Last week, I went to sea level and absolutely blasted myself for four days.  Most days had moments of true-max training, which is something I usually avoid.

Most athletes expect a physical payoff from extreme overload.  However, the physical differences between top athletes are marginal.  The performance benefit comes from capacity to persist and the ability to think clearly under duress.  Emotional maturity, mental conditioning, performance psychology… whatever the name you give it… you can’t become spiritually resilient in a textbook.  It happens in the field under progressive duress.

At a training camp, I can keep myself together in public. So the opportunity for self-discovery comes through my internal dialogue.  When I put myself back in my normal routine, I’m tired and my guard is down.  It’s probably why a lot of us are tougher on our families than we are with our co-workers!

When the noise of my life returns it’s interesting to listen to my response.
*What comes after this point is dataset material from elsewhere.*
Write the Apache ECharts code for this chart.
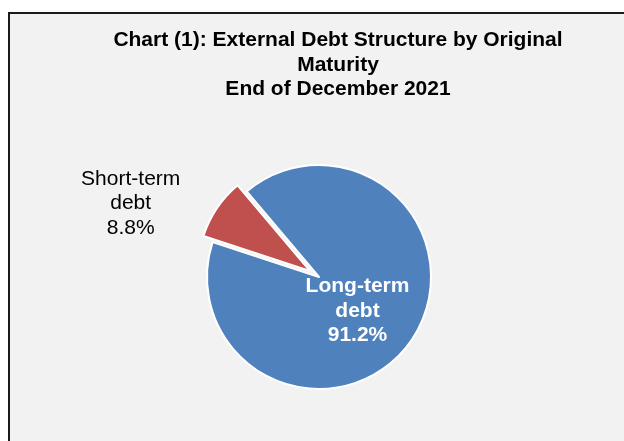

  • I need to get away more.
  • I need to cut obligations.
  • They need to change.

Cutting obligations tends to be a good idea for performance enhancement but I can’t escape myself and control is an illusion.  So the value comes from understanding the emotional triggers that are driving my internal dialogue:

  • Criticism from people I respect – triggers more work
  • Under performance within my team – triggers a desire to withdraw

Those are my own versions of fight/flight – consider your own.  My habits have served me well but our automatic responses can be self-limiting in high-performance situations.  Specifically, I need to work smart, not more.  As well, I need to remain engaged with my personal mission.

When I realize that I am auto-responding there are three questions that I ask myself:

  • Am I sure? I ask this because stress fogs my perception.
  • What is my desired outcome?  Be willing to trade “being right” for “being effective.”
  • Is this response what I need to get my outcome?  When pushed, I default to being right, rather than being effective.

As a coach, I ask athletes these questions a lot.  To be fit for leadership, I must live my own answers.

When you feel hurt, or angry, pay attention.  There’s information there for you.